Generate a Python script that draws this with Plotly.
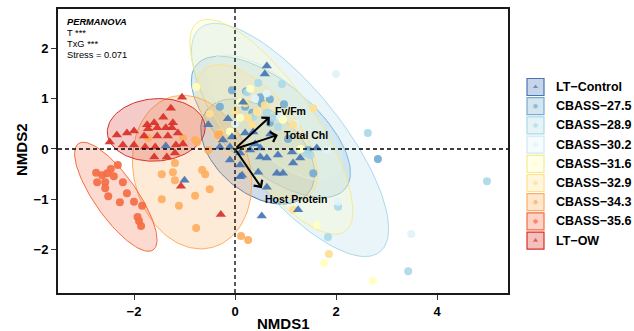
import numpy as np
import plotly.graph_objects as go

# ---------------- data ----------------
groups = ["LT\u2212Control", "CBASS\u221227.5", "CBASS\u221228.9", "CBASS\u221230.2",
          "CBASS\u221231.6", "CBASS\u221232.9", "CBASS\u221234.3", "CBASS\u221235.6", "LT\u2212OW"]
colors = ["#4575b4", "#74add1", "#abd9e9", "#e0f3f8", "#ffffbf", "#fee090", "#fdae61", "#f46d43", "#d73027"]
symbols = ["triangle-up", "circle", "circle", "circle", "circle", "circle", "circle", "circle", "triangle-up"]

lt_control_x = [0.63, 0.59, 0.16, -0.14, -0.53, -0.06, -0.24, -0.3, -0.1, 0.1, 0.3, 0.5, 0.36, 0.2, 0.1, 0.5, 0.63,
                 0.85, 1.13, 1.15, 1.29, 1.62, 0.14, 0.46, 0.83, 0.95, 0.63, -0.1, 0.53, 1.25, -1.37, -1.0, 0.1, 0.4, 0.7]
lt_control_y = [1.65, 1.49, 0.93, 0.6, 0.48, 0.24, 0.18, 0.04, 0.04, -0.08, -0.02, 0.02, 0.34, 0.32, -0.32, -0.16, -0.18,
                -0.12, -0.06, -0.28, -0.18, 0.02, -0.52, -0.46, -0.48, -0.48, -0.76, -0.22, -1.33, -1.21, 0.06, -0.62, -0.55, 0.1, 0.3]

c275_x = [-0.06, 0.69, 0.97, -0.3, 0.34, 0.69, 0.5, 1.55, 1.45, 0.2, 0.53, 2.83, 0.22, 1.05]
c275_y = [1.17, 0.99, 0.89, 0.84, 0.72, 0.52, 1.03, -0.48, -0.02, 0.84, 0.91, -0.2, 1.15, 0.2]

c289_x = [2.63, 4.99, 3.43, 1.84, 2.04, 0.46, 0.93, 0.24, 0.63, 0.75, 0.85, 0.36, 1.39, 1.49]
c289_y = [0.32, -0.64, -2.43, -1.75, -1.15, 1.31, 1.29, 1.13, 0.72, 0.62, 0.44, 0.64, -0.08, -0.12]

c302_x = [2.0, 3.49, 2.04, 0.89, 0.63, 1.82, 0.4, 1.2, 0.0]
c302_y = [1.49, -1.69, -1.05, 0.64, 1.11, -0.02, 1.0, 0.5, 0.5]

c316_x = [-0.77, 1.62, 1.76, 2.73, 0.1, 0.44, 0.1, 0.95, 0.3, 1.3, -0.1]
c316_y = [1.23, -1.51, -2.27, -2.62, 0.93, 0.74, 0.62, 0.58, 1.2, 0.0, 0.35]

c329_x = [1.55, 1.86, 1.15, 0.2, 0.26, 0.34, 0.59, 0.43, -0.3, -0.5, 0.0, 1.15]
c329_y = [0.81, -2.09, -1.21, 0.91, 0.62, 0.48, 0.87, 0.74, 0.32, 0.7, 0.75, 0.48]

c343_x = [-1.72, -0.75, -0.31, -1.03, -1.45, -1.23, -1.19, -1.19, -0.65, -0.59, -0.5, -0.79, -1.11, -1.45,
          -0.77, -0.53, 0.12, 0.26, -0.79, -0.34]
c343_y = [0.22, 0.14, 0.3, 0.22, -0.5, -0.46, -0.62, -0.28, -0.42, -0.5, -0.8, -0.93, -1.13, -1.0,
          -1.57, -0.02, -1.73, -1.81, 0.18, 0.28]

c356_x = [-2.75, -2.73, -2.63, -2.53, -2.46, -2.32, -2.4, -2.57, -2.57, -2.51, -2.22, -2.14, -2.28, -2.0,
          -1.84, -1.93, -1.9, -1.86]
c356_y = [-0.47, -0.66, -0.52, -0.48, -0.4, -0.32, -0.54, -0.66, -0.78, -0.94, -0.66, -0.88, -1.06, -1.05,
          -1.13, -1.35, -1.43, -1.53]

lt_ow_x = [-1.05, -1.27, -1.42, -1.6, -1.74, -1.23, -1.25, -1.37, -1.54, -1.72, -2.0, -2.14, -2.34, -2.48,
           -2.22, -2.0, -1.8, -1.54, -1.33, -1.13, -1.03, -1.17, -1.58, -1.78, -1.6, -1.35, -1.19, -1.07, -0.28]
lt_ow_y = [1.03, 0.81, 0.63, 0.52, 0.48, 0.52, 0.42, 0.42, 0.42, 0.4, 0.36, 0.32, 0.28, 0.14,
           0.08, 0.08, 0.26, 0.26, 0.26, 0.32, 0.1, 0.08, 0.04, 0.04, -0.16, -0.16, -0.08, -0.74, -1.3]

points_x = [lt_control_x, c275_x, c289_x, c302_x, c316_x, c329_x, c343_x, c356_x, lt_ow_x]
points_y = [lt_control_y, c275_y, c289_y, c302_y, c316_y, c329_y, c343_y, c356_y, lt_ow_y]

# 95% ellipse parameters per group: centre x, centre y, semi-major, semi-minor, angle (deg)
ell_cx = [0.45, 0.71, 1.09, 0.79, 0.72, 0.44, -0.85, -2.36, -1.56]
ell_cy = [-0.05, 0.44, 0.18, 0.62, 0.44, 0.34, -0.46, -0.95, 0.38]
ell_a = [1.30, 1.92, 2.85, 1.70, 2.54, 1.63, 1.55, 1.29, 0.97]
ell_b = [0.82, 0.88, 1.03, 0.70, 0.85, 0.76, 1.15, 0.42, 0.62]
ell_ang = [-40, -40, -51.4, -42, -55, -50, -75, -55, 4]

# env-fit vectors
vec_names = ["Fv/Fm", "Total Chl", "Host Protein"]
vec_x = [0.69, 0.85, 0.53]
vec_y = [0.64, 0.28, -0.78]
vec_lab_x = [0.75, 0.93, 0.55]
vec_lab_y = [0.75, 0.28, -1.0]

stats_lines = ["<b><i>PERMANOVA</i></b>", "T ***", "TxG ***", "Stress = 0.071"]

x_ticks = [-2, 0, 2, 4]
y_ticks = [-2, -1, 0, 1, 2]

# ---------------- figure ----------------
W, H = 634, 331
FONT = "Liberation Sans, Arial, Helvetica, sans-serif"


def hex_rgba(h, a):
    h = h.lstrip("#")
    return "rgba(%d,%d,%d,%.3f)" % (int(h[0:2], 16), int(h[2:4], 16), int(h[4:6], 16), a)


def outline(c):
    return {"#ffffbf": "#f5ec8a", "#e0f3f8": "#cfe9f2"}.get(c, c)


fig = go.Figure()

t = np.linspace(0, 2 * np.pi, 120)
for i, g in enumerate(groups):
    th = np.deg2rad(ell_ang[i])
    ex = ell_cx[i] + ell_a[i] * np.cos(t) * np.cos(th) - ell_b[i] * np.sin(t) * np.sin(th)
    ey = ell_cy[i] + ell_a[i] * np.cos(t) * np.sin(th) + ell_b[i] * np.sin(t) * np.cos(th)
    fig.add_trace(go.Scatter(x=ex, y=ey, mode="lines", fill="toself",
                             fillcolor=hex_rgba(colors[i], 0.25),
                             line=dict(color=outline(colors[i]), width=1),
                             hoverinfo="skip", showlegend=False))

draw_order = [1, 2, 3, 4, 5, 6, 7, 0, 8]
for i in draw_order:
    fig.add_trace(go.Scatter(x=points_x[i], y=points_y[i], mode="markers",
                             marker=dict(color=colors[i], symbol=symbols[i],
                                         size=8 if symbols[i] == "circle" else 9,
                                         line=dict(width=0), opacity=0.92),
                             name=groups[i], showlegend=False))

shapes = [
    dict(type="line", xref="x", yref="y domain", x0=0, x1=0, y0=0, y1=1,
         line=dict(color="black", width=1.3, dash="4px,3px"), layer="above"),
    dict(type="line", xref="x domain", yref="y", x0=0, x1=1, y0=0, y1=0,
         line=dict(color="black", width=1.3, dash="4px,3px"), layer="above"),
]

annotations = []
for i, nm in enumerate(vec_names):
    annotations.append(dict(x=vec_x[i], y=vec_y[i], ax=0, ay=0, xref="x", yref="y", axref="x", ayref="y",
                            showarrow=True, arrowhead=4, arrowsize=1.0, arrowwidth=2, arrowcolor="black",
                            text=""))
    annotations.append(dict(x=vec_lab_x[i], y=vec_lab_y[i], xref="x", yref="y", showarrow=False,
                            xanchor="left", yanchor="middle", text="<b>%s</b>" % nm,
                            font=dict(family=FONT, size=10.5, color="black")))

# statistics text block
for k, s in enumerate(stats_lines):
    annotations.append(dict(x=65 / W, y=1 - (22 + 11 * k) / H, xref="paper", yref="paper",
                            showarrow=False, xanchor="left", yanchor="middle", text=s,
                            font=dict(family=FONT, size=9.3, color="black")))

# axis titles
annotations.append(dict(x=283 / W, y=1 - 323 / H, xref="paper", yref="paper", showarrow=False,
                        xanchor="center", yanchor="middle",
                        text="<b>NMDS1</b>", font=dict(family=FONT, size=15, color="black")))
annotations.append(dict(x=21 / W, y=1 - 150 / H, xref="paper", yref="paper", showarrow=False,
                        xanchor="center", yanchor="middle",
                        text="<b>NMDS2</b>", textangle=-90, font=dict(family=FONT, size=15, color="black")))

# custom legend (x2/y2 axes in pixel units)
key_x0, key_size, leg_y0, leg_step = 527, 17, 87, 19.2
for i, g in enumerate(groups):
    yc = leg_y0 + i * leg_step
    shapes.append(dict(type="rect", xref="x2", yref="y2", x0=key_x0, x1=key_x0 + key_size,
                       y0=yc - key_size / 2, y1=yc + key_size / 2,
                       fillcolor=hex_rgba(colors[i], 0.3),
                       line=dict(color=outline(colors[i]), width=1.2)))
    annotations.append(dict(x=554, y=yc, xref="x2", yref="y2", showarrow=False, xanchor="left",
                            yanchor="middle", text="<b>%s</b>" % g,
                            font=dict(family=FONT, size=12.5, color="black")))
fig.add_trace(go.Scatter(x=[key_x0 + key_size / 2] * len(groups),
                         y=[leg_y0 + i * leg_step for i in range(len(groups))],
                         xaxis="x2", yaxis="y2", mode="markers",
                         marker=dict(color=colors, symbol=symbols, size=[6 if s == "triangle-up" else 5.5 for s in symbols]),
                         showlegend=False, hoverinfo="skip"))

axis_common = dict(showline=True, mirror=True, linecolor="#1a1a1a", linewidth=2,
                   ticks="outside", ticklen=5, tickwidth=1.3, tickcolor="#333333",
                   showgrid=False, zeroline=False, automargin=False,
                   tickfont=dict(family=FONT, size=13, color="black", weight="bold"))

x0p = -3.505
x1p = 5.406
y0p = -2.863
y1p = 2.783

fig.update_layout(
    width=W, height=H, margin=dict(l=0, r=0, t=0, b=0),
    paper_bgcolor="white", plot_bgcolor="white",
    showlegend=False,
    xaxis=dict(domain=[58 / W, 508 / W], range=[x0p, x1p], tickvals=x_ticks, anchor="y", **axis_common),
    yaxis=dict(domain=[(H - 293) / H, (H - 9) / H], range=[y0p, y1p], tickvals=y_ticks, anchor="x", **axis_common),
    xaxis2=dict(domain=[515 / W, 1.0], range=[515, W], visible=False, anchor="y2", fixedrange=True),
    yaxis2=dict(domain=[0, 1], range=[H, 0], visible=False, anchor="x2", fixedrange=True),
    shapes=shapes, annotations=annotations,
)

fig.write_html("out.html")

§ §

TO BE DONE => Skip the pictures and restate exactly the lines from the beginning of the listing to the line with "-1.57, -0.02, -1.73, -1.81, 0.18, 0.28]", that line included.

OUTPUT FOR THIS EXERCISE =>
Generate a Python script that draws this with Plotly.
import numpy as np
import plotly.graph_objects as go

# ---------------- data ----------------
groups = ["LT\u2212Control", "CBASS\u221227.5", "CBASS\u221228.9", "CBASS\u221230.2",
          "CBASS\u221231.6", "CBASS\u221232.9", "CBASS\u221234.3", "CBASS\u221235.6", "LT\u2212OW"]
colors = ["#4575b4", "#74add1", "#abd9e9", "#e0f3f8", "#ffffbf", "#fee090", "#fdae61", "#f46d43", "#d73027"]
symbols = ["triangle-up", "circle", "circle", "circle", "circle", "circle", "circle", "circle", "triangle-up"]

lt_control_x = [0.63, 0.59, 0.16, -0.14, -0.53, -0.06, -0.24, -0.3, -0.1, 0.1, 0.3, 0.5, 0.36, 0.2, 0.1, 0.5, 0.63,
                 0.85, 1.13, 1.15, 1.29, 1.62, 0.14, 0.46, 0.83, 0.95, 0.63, -0.1, 0.53, 1.25, -1.37, -1.0, 0.1, 0.4, 0.7]
lt_control_y = [1.65, 1.49, 0.93, 0.6, 0.48, 0.24, 0.18, 0.04, 0.04, -0.08, -0.02, 0.02, 0.34, 0.32, -0.32, -0.16, -0.18,
                -0.12, -0.06, -0.28, -0.18, 0.02, -0.52, -0.46, -0.48, -0.48, -0.76, -0.22, -1.33, -1.21, 0.06, -0.62, -0.55, 0.1, 0.3]

c275_x = [-0.06, 0.69, 0.97, -0.3, 0.34, 0.69, 0.5, 1.55, 1.45, 0.2, 0.53, 2.83, 0.22, 1.05]
c275_y = [1.17, 0.99, 0.89, 0.84, 0.72, 0.52, 1.03, -0.48, -0.02, 0.84, 0.91, -0.2, 1.15, 0.2]

c289_x = [2.63, 4.99, 3.43, 1.84, 2.04, 0.46, 0.93, 0.24, 0.63, 0.75, 0.85, 0.36, 1.39, 1.49]
c289_y = [0.32, -0.64, -2.43, -1.75, -1.15, 1.31, 1.29, 1.13, 0.72, 0.62, 0.44, 0.64, -0.08, -0.12]

c302_x = [2.0, 3.49, 2.04, 0.89, 0.63, 1.82, 0.4, 1.2, 0.0]
c302_y = [1.49, -1.69, -1.05, 0.64, 1.11, -0.02, 1.0, 0.5, 0.5]

c316_x = [-0.77, 1.62, 1.76, 2.73, 0.1, 0.44, 0.1, 0.95, 0.3, 1.3, -0.1]
c316_y = [1.23, -1.51, -2.27, -2.62, 0.93, 0.74, 0.62, 0.58, 1.2, 0.0, 0.35]

c329_x = [1.55, 1.86, 1.15, 0.2, 0.26, 0.34, 0.59, 0.43, -0.3, -0.5, 0.0, 1.15]
c329_y = [0.81, -2.09, -1.21, 0.91, 0.62, 0.48, 0.87, 0.74, 0.32, 0.7, 0.75, 0.48]

c343_x = [-1.72, -0.75, -0.31, -1.03, -1.45, -1.23, -1.19, -1.19, -0.65, -0.59, -0.5, -0.79, -1.11, -1.45,
          -0.77, -0.53, 0.12, 0.26, -0.79, -0.34]
c343_y = [0.22, 0.14, 0.3, 0.22, -0.5, -0.46, -0.62, -0.28, -0.42, -0.5, -0.8, -0.93, -1.13, -1.0,
          -1.57, -0.02, -1.73, -1.81, 0.18, 0.28]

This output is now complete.